Quote Originally Posted by Splash_4 View Post
Guys, as someone currently sitting in India, I can tell you that the experience listed by Hamish above and decried by others is not limited just to Scotland. I am most disappointed that the homogenization of the world is occurring. Having traveled the world and found a Dunkin Donuts in the old city of Prague and finding a McDonald's on Red Square in Moscow, to finding a Pizza Hut, KFC and McDonald's in Hyderabad. Local charm and flavor is disappearing to make way for ease of use and the quick dollar. It is a shame really. And to make matters worse, we do it to ourselves. As long as the consumer is looking for the cheapest price regardless of quality, we will continue down this long slide.
I used to agree with this -- and in fact I still kind of do, in as much as I'm still a total anti-Wal-Mart snob -- but now I'm not so sure. Having lived and traveled abroad quite a bit this last decade, I'm not so sure this is such a bad thing.

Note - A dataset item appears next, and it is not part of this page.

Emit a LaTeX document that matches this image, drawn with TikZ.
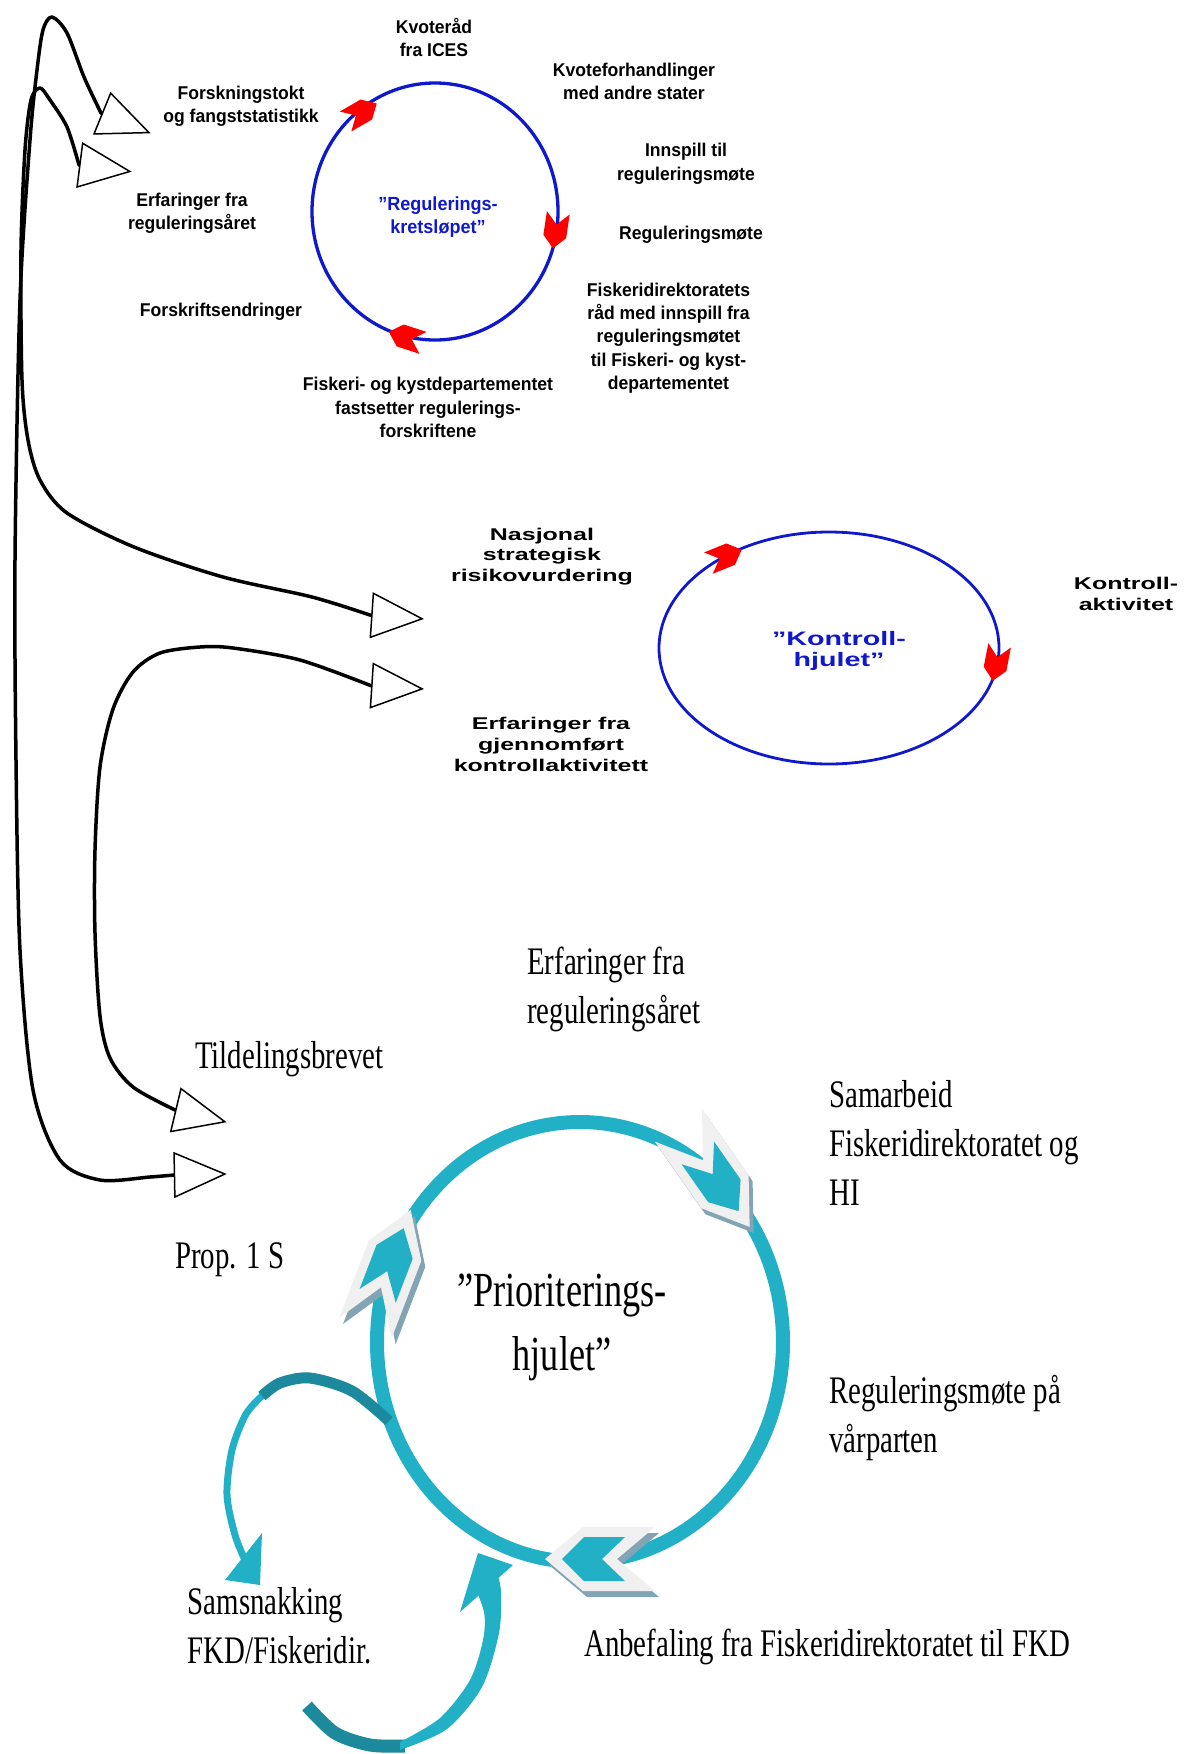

I mean, if I could have my choice, would I choose to put a TGI Friday's in the ground floor of my favorite bed & breakfast in Edinbugh? No, for purely aesthetic reasons. Have I ever set foot inside that Friday's? No. Will I ever? No. Has the presence of the Friday's ever stopped me from going to the modern Scottish pub next door where the crowd is mostly locals? No.

And my experience living in Europe earlier this decade gave me a pretty positive view of McDonald's and its ilk, actually. Not for the food -- I eat at McD's rarely enough in America; I'm certainly not going to visit the Golden Arches in another country. But in, say, the Netherlands and Belgium and northern Germany and the smaller towns in England, Scotland, and Ireland I lived in or visited, I found the following phenomenon.

Where there was no McDonald's or similar American chain fast-food restaurant, inexpensive lunch cafes tended to be on the level of an elderly couple making cold-cut sandwiches using grocery-store-bought sliced bread, cold cuts, and maybe some wilted lettuce. Terrible food, and generally more expensive than what McDonald's would offer.

Where there was a McDonald's or similar American chain fast-food restaurant nearby, bad-but-overpriced cafes seemed to have been cleared from the market. You could either get cheaper, worse food than McD's, such as at the Febo automats of Amsterdam, or you could get slightly pricier, better food than McD's at the many thriving, local cafes.

Which is to say, I found it to be universally true in northwestern Europe that the presence of McDonald's in an area was a good thing for consumers, at least as long as you didn't actually eat at the McDonald's. The Golden Arches established a very positive price and quality bottom line in the marketplace. I mean, in my neighborhood in Amsterdam, there were maybe three American chain fast-food restaurants, including a McDonald's. There were also a couple hundred locally owned, independent cafes, restaurants, and food-serving bars within walking distance, and the worst of them were still pretty darn good. In towns with little or no competition from American fast food, the local restaurants had a much lower average of quality and value.

And although I'm a total book-nut, I've also come around on the big-box bookstores. I used to spend hours in Baxter's Books in downtown Minneapolis as a teenager and a young man. Best bookstore in the upper Midwest. Compared to the mall bookstores of the 1980s and early '90s, it was like book heaven. Wide selection, thoughtful salespeople, always on the lookout for the quirky novels and oddball histories and whatnot that the little bestseller stands in the airport would never touch. I was really upset when the encroachment of Border's and Barnes and Noble finally made Mr. Baxter give up before being driven completely out of business.

But it turns out that my local big-B bookstore has a much wider selection, carries more copies of even the most obscure books, and pays its staff higher wages with better bennies than Baxter's. When I order a book from my local big-B store, I get it in two days, not the two weeks it often took at Baxter's, but that's hardly ever an issue, since unlike Baxter's my big-B store almost never doesn't have a book I'm looking for. So, you know, I feel badly for Mr. Baxter, who was a wonderful gentleman, but the truth is the stores that replaced his are simply better bookstores.

Of course, all that said, the increasing proliferation of non-fast-food restaurant chains, your Champ's and Bennigan's and Olive Gardens and whatnot, really does bother me. The food tends to be quite poor, and the prices too high for the quality, and unlike McD's these chains do drive good local alternatives out of business. So I'm deeply ambivalent, but my experience is such that I can't condemn every instance of homogenous chain proliferation. Sometimes, as with McDonald's and the big-box bookstores, it's can actually be a very good thing.